** Start of Data excerpt **

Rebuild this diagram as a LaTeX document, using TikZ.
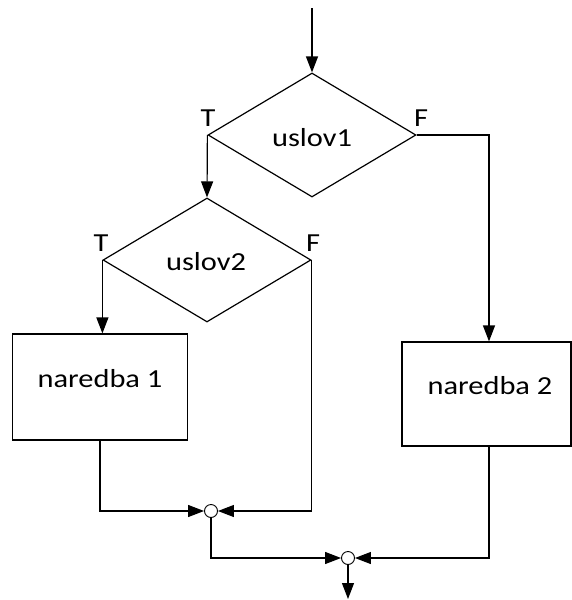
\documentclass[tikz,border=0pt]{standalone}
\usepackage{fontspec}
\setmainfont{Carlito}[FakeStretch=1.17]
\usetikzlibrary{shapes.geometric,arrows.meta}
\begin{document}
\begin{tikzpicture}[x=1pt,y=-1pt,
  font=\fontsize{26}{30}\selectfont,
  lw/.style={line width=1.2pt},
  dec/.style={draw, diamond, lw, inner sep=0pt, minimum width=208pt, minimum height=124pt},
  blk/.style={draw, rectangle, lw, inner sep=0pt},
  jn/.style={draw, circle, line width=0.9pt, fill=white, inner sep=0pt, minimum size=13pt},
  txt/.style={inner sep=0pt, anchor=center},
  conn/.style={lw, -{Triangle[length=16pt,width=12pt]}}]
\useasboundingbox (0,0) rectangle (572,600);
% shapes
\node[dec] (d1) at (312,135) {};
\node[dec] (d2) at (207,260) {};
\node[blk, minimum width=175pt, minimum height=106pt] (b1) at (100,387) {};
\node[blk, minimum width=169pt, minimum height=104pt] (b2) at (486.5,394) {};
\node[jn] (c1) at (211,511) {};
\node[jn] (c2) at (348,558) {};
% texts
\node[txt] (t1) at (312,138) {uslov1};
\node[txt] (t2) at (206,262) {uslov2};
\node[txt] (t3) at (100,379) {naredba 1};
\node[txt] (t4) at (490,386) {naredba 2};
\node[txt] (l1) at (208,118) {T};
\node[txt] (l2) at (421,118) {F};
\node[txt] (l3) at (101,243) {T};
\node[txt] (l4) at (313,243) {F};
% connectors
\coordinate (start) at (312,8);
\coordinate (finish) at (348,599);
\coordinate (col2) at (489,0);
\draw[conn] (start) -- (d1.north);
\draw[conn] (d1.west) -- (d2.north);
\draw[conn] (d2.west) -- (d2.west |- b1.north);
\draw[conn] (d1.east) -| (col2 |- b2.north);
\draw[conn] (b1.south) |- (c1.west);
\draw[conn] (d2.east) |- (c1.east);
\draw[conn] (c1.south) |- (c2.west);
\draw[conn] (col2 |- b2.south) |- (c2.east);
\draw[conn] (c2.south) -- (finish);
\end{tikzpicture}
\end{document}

** End of Data excerpt **

Repeat the material above word for word, please, apart from its images.

=== Answer to the task ===
Rebuild this diagram as a LaTeX document, using TikZ.
\documentclass[tikz,border=0pt]{standalone}
\usepackage{fontspec}
\setmainfont{Carlito}[FakeStretch=1.17]
\usetikzlibrary{shapes.geometric,arrows.meta}
\begin{document}
\begin{tikzpicture}[x=1pt,y=-1pt,
  font=\fontsize{26}{30}\selectfont,
  lw/.style={line width=1.2pt},
  dec/.style={draw, diamond, lw, inner sep=0pt, minimum width=208pt, minimum height=124pt},
  blk/.style={draw, rectangle, lw, inner sep=0pt},
  jn/.style={draw, circle, line width=0.9pt, fill=white, inner sep=0pt, minimum size=13pt},
  txt/.style={inner sep=0pt, anchor=center},
  conn/.style={lw, -{Triangle[length=16pt,width=12pt]}}]
\useasboundingbox (0,0) rectangle (572,600);
% shapes
\node[dec] (d1) at (312,135) {};
\node[dec] (d2) at (207,260) {};
\node[blk, minimum width=175pt, minimum height=106pt] (b1) at (100,387) {};
\node[blk, minimum width=169pt, minimum height=104pt] (b2) at (486.5,394) {};
\node[jn] (c1) at (211,511) {};
\node[jn] (c2) at (348,558) {};
% texts
\node[txt] (t1) at (312,138) {uslov1};
\node[txt] (t2) at (206,262) {uslov2};
\node[txt] (t3) at (100,379) {naredba 1};
\node[txt] (t4) at (490,386) {naredba 2};
\node[txt] (l1) at (208,118) {T};
\node[txt] (l2) at (421,118) {F};
\node[txt] (l3) at (101,243) {T};
\node[txt] (l4) at (313,243) {F};
% connectors
\coordinate (start) at (312,8);
\coordinate (finish) at (348,599);
\coordinate (col2) at (489,0);
\draw[conn] (start) -- (d1.north);
\draw[conn] (d1.west) -- (d2.north);
\draw[conn] (d2.west) -- (d2.west |- b1.north);
\draw[conn] (d1.east) -| (col2 |- b2.north);
\draw[conn] (b1.south) |- (c1.west);
\draw[conn] (d2.east) |- (c1.east);
\draw[conn] (c1.south) |- (c2.west);
\draw[conn] (col2 |- b2.south) |- (c2.east);
\draw[conn] (c2.south) -- (finish);
\end{tikzpicture}
\end{document}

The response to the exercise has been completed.